What I’m seeing locally is a trend away from the lifestyle communities that require fairly large discretionary spending along with a real estate premium on the property itself. This has been particularly obvious in the case of golf communities, where hefty monthly club fees greatly inflate the cost of living. We have some here where the monthly club fees exceed the property taxes and those communities are hurting, with tons of homes on the market for extended periods and lots of foreclosures. The downsizing of local companies and the elimination of executive positions in the current economy have caused much of the shift in these communities.

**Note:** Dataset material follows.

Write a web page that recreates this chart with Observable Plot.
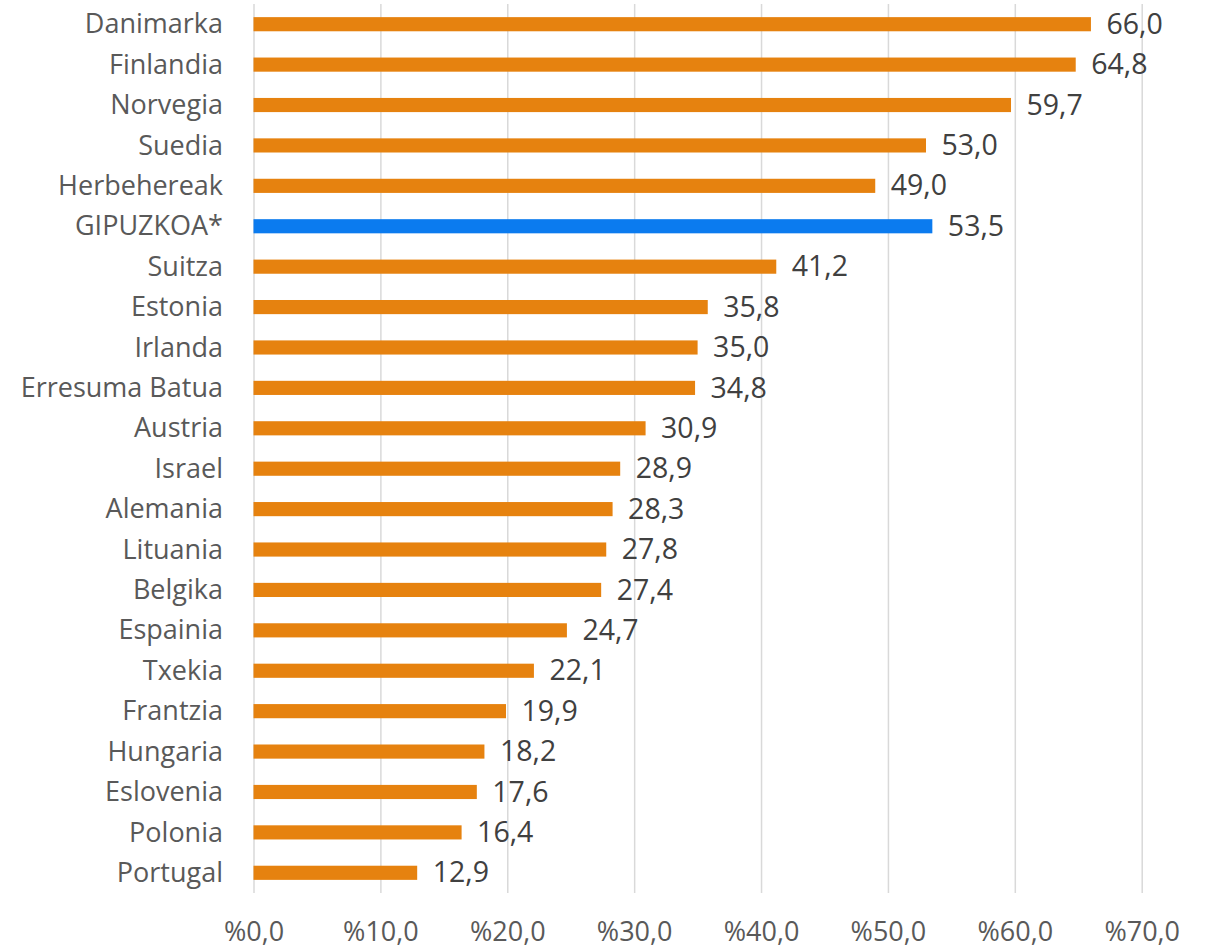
<!DOCTYPE html>
<html>
<head>
<meta charset="utf-8">
<script src="https://cdn.jsdelivr.net/npm/d3@7"></script>
<script src="https://cdn.jsdelivr.net/npm/@observablehq/plot@0.6"></script>
<style>
  html, body { margin: 0; padding: 0; background: #fff; }
  #chart svg { display: block; }
</style>
</head>
<body>
<div id="chart"></div>
<script>
const countries = ["Danimarka","Finlandia","Norvegia","Suedia","Herbehereak","GIPUZKOA*","Suitza","Estonia","Irlanda","Erresuma Batua","Austria","Israel","Alemania","Lituania","Belgika","Espainia","Txekia","Frantzia","Hungaria","Eslovenia","Polonia","Portugal"];
const values = [66.0,64.8,59.7,53.0,49.0,53.5,41.2,35.8,35.0,34.8,30.9,28.9,28.3,27.8,27.4,24.7,22.1,19.9,18.2,17.6,16.4,12.9];
const highlight = "GIPUZKOA*";
const xTicks = [0,10,20,30,40,50,60,70];

const data = countries.map((c, i) => ({country: c, value: values[i]}));
const fmt = v => v.toFixed(1).replace(".", ",");
const font = "'Open Sans', sans-serif";

const chart = Plot.plot({
  width: 1207,
  height: 950,
  marginTop: 4,
  marginBottom: 57,
  marginLeft: 253.5,
  marginRight: 65.3,
  style: {fontFamily: font, color: "#404040", background: "#fff"},
  x: {domain: [0, 70], ticks: xTicks},
  y: {domain: countries, paddingInner: 0.65, paddingOuter: 0.325, round: false},
  marks: [
    Plot.ruleX(xTicks, {stroke: "#d9d9d9", strokeWidth: 1.5}),
    Plot.barX(data, {y: "country", x: "value", fill: d => d.country === highlight ? "#0B7BEF" : "#E6820F"}),
    Plot.text(data, {y: "country", x: "value", text: d => fmt(d.value), textAnchor: "start", dx: 15, fontSize: 28.5, fill: "#404040"}),
    Plot.axisX({ticks: xTicks, tickSize: 0, tickPadding: 28, fontSize: 27, tickFormat: d => "%" + fmt(d), label: null, color: "#595959"}),
    Plot.axisY({tickSize: 0, tickPadding: 31, fontSize: 27, label: null, color: "#595959"})
  ]
});
document.getElementById("chart").appendChild(chart);
</script>
</body>
</html>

We also have lots of lake-oriented neighborhoods in the area and those are also feeling the heat of this recession. Lakefront houses have always commended a premium and likely always will, if for no other reason that the views afforded; however, the lakefront lifestyle is an expensive one to maintain, with all of the peer pressure to have the boats ands other water toys. Lately one of our agent who specializes in representing lakefront homes in this area has noticed more and more buyers who are evaluating the homes directly against other comparably sized and featured homes that are not lakefronts. In other words they have discounted the lakefront premium significantly, if not completely and are saying, “look, I’m buying a house here and the fact that it happens to be on water is nice, but let’s look at the house first.”

That’s a significant shift for our market, if it holds. What that’s saying to me is that we are looking at a buyer pool who basically doesn’t have the time or the money to support committing to a full lifestyle purchase. They are looking at the houses, even if they don’t intend to participate actively in the lifestyle of the neighborhoods. In some cases, the extra costs associated with an otherwise acceptable house (mandatory golf club fees for instance) are the deciding factor in whether to buy or not and that is adding to the woes of many sellers in those neighborhoods. As much as a person may like the house, if there is a $1,000/mo mandatory club fee built in to the costs the place is just not likely to sell. Unfortunately, the days of the company picking up fees like that as entertainment costs is long gone.

We are also “horse country” out here in Milford, Michigan; however, the days when people could afford to maintain 2-3 horses on 5-10 acres of land seem also to have faded. We still have lots of horse people and many “gentlemen’s farms” in the area, but more And more people who want to ride seem to be finding places to board their horses, rather than buy and maintain horse facilities themselves.

I’m sure that there are many other lifestyle community types that I could have discussed and many that just don’t exist here in the Midwest. We don’t have the beach-oriented lifestyle here, nor the mountainside lifestyle that might be found on the coasts. Both of those are very expensive and have their on sets of issues to deal with, in terms of maintaining the lifestyle.

Are you seeing the same things where you are? Has the economy forced people to rethink paying the extra money to enjoy specific lifestyles and communities? Are the premiums for certain lifestyle living areas starting to go away or to cause sales of homes there to slow? Do you think this is just temporary or are we seeing a fundamental shift away from some of these lifestyle communities?